You probably have missing variables in your vector (they are listed as NA). Most functions will take na.rm=T as an argument to fix this. By setting na.rm to True you are telling the R function to ignore missing values.
R is just showing a + and nothing is happening.
This happens when R thinks that something more is coming. This is often because there is an open parentheses or quotation mark. If you hit the ESC key it will cancel that command and you will see > again.
Some other functions (no longer central to POL 306)
chisq.test() Calculates a chi-squared test. The two variables should come first and second. Ex: chisq.test(df$pid, df$education)
t.test() Calculates a t-test on two variables. The easiest way to use it is with the formula interface where you write your interval variable, then the ~ (tilde) and then the variable that divided your groups. You can simplify this by using the data= argument if both variables are in a dataframe. In addition alternative= is used to set the alternative hypothesis. It can be: ’two.sided’, ‘greater’, or ’less’ Ex: t.test(per_cap_income~dem_control, data=df, alternative='two.sided')
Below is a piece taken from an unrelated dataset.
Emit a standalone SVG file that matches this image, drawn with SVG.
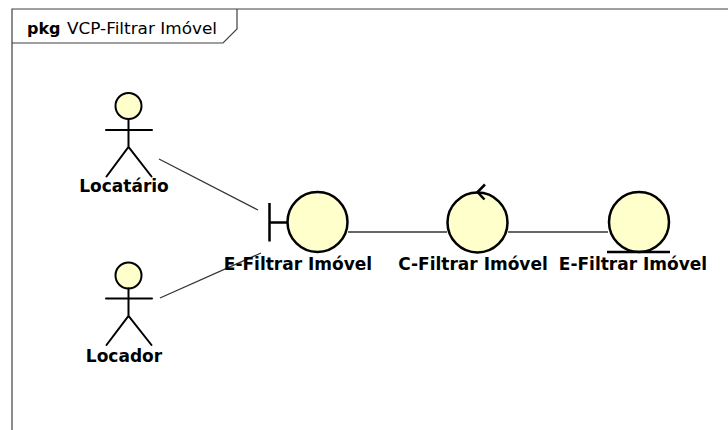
<svg xmlns="http://www.w3.org/2000/svg" width="728" height="430" viewBox="0 0 728 430">
  <style>
    .frame { fill: none; stroke: #404040; stroke-width: 1.2; }
    .stick { fill: none; stroke: #000; stroke-width: 2; stroke-linecap: round; }
    .head { fill: #ffffcc; stroke: #000; stroke-width: 2; }
    .ball { fill: #ffffcc; stroke: #000; stroke-width: 2.5; }
    .bar { fill: none; stroke: #000; stroke-width: 2.5; }
    .link { fill: none; stroke: #333; stroke-width: 1.3; }
    .label { font-family: "DejaVu Sans", sans-serif; font-size: 17px; font-weight: bold; fill: #000; text-anchor: middle; }
    .title { font-family: "DejaVu Sans", sans-serif; font-size: 16px; fill: #000; }
  </style>

  <rect width="728" height="430" fill="#fff"/>

  <!-- package frame -->
  <g id="package">
    <path class="frame" d="M12,440 L12,9 L740,9"/>
    <path class="frame" d="M12,43 L223,43 L237,29 L237,9"/>
    <text class="title" x="27" y="34"><tspan font-weight="bold">pkg</tspan><tspan x="67" textLength="150" lengthAdjust="spacingAndGlyphs">VCP-Filtrar Imóvel</tspan></text>
  </g>

  <!-- associations -->
  <g id="connectors">
    <line class="link" x1="159" y1="159" x2="258" y2="210"/>
    <line class="link" x1="160" y1="298" x2="261" y2="253"/>
    <line class="link" x1="348" y1="232" x2="447" y2="232"/>
    <line class="link" x1="508" y1="232" x2="608" y2="232"/>
  </g>

  <g id="locatario">
    <circle class="head" cx="128.5" cy="106" r="13"/>
    <path class="stick" d="M128.5,119 V147 M106,130 H152 M106.5,176.5 L128.5,147 L151.5,176.5"/>
    <text class="label" x="124" y="192">Locatário</text>
  </g>

  <g id="locador">
    <circle class="head" cx="128.5" cy="275.5" r="13"/>
    <path class="stick" d="M128.5,288.5 V316 M106,298.5 H152 M106.5,345 L128.5,316 L151.5,345"/>
    <text class="label" x="124" y="362">Locador</text>
  </g>

  <g id="boundary">
    <path class="bar" d="M269.5,203 V241.5 M269.5,222.5 H287"/>
    <circle class="ball" cx="317.5" cy="222" r="30"/>
    <text class="label" x="298" y="270">E-Filtrar Imóvel</text>
  </g>

  <g id="control">
    <circle class="ball" cx="477.5" cy="222.5" r="30"/>
    <path class="bar" d="M485,184.5 L477.5,192 L484.5,199.5" stroke-width="2"/>
    <text class="label" x="473" y="270">C-Filtrar Imóvel</text>
  </g>

  <g id="entity">
    <circle class="ball" cx="639" cy="222" r="30"/>
    <line class="bar" x1="607" y1="252" x2="670" y2="252"/>
    <text class="label" x="633" y="270">E-Filtrar Imóvel</text>
  </g>
</svg>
cor() Calculates the correlation between two vectors. You should provide the two vectors as the first two arguments. In addition you can select what type of correlation using method= (look at the help file for the options ?cor()). The one different part of cor() is that it handles missing values differently than other functions. To have it ignore all missing files set use='complete.obs'. EX: cor(df$per_cap_income, df$violent_crime_rate, use='complete.obs')
cor.test() Same as cor() but provides hypothesis testing as well.
glm() acts a lot like lm() but provides other types of models. To select a model you use family=. A logit model can be estimated by setting family=binomial().